The negatives are the heart of the archive because they provide insight into the artist’s intentions and working methods. Archiving the negatives presented two problems: identifying them and, where necessary, restoring them. Evans had used glass-plate negatives in his view camera when he began photographing with it, but switched to nitrate-based negatives when they became available. The early nitrate negatives, however, were not stable, and over time the plastic base separated from the gelatin layer containing the silver image; they looked like corrugated cardboard.

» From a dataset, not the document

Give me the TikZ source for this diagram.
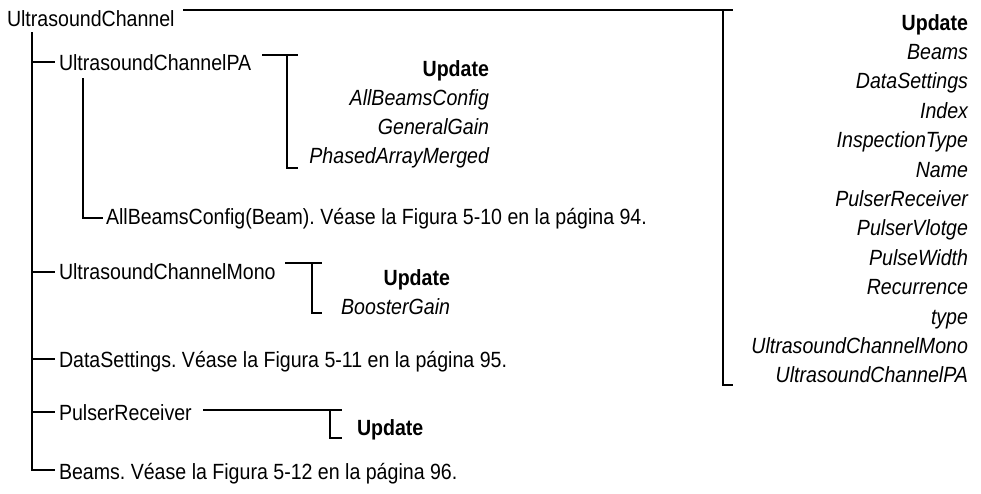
\documentclass[tikz,border=0pt]{standalone}
\usepackage{fontspec}
\setmainfont{Liberation Sans}[FakeStretch=0.89]
\begin{document}
\frenchspacing
\begin{tikzpicture}[x=1pt,y=-1pt,
  lbl/.style={inner sep=0pt, outer sep=0pt, font=\fontsize{22}{26}\selectfont, anchor=base west},
  attr/.style={inner sep=0pt, outer sep=0pt, font=\fontsize{22}{26}\selectfont\itshape, anchor=base east},
  upd/.style={inner sep=0pt, outer sep=0pt, font=\fontsize{22}{26}\selectfont\bfseries, anchor=base east},
  tree/.style={line width=2pt, line join=miter}]
\useasboundingbox (0,0) rectangle (981,493);

% ---------- root ----------
\node[lbl] (root) at (7,26) {UltrasoundChannel};
\coordinate (rootL) at (183,10);
\coordinate (rootV) at (723,10);
\coordinate (rootR) at (733,10);
\coordinate (rootVb) at (723,385);
\coordinate (rootRb) at (733,385);
\draw[tree] (rootL) -- (rootR);
\draw[tree] (rootV) -- (rootVb) -- (rootRb);

\node[upd] (rU) at (968,30) {Update};
\foreach \t [count=\i] in {Beams,DataSettings,Index,InspectionType,Name,PulserReceiver,PulserVlotge,PulseWidth,Recurrence,type,UltrasoundChannelMono,UltrasoundChannelPA}
  \node[attr] (r\i) at (968,30+29.4*\i) {\t};

% ---------- main trunk ----------
\coordinate (tTop) at (32,32);
\coordinate (tBot) at (32,470);
\coordinate (tEnd) at (55,470);
\coordinate (bPA) at (32,62);
\coordinate (ePA) at (55,62);
\coordinate (bMono) at (32,272);
\coordinate (eMono) at (55,272);
\coordinate (bDS) at (32,359);
\coordinate (eDS) at (55,359);
\coordinate (bPR) at (32,412);
\coordinate (ePR) at (55,412);
\draw[tree] (tTop) -- (tBot) -- (tEnd);
\draw[tree] (bPA) -- (ePA);
\draw[tree] (bMono) -- (eMono);
\draw[tree] (bDS) -- (eDS);
\draw[tree] (bPR) -- (ePR);

% ---------- UltrasoundChannelPA ----------
\node[lbl] (pa) at (59,70) {UltrasoundChannelPA};
\coordinate (paL) at (262,55);
\coordinate (paV) at (287,55);
\coordinate (paR) at (298,55);
\coordinate (paVb) at (287,168);
\coordinate (paRb) at (298,168);
\draw[tree] (paL) -- (paR);
\draw[tree] (paV) -- (paVb) -- (paRb);
\node[upd] (paU) at (489,76) {Update};
\node[attr] (pa1) at (489,105) {AllBeamsConfig};
\node[attr] (pa2) at (489,134) {GeneralGain};
\node[attr] (pa3) at (489,163) {PhasedArrayMerged};

\coordinate (inTop) at (83,78);
\coordinate (inBot) at (83,218);
\coordinate (inEnd) at (103,218);
\draw[tree] (inTop) -- (inBot) -- (inEnd);
\node[lbl] (abc) at (106,224) {AllBeamsConfig(Beam). Véase la Figura 5-10 en la página 94.};

% ---------- UltrasoundChannelMono ----------
\node[lbl] (mono) at (59,279) {UltrasoundChannelMono};
\coordinate (moL) at (285,263);
\coordinate (moV) at (312,263);
\coordinate (moR) at (322,263);
\coordinate (moVb) at (312,313);
\coordinate (moRb) at (322,313);
\draw[tree] (moL) -- (moR);
\draw[tree] (moV) -- (moVb) -- (moRb);
\node[upd] (moU) at (450,285) {Update};
\node[attr] (mo1) at (450,314) {BoosterGain};

% ---------- DataSettings ----------
\node[lbl] (ds) at (59,367) {DataSettings. Véase la Figura 5-11 en la página 95.};

% ---------- PulserReceiver ----------
\node[lbl] (pr) at (59,420) {PulserReceiver};
\coordinate (prL) at (203,410);
\coordinate (prV) at (330,410);
\coordinate (prR) at (342,410);
\coordinate (prVb) at (330,438);
\coordinate (prRb) at (342,438);
\draw[tree] (prL) -- (prR);
\draw[tree] (prV) -- (prVb) -- (prRb);
\node[lbl, font=\fontsize{22}{26}\selectfont\bfseries] (prU) at (357,435) {Update};

% ---------- Beams ----------
\node[lbl] (bm) at (59,479) {Beams. Véase la Figura 5-12 en la página 96.};
\end{tikzpicture}
\end{document}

The only person capable of dealing with this was the director of the Chicago Albumen Works (now of Housatonic, Mass.), Doug Munson, who spent several years restoring the hundreds of negatives that needed work.
Evans ordinarily loaded his own 35 mm cartridges with bulk film on which the individual frames were not numbered. After he developed the film, he cut it into strips of three or four frames for printing. Mr. Rosenheim was tasked with figuring out which of these little strips were all part of the same roll, as well as where, when, and in which order the rolls were taken. For this, he employed shrewd detective work, site visits, and forensic skills. He tried to match the cuts of abutting strips. He studied shadows to help determine the time of day. He researched the dates of newspaper headlines and magazine covers visible in the pictures. The resulting data, inventoried in a Dewey Decimal-like system Mr. Rosenheim devised, make it possible to locate variant shots of the same subject.
In 2000, the Met had a major Walker Evans exhibition which Mr. Rosenheim curated and for which he co-authored the catalog, as well as co-authoring “Unclassified: A Walker Evans Anthology: Selections from the Walker Evans Archive at the Metropolitan Museum of Art.” Much of the material is available at metmuseum.org/special/walkerevans/archive.htm. As he walked me to the museum exit, Mr. Rosenheim stressed that the importance of the archive was not just as an aid to appreciating the photographer’s art, but that it also provides rich insights into Walker Evans’s times, the tumultuous middle of the American 20th century.
The scattered parts of the Diane Arbus Archive are being gathered together so Mr. Rosenheim can get back to work.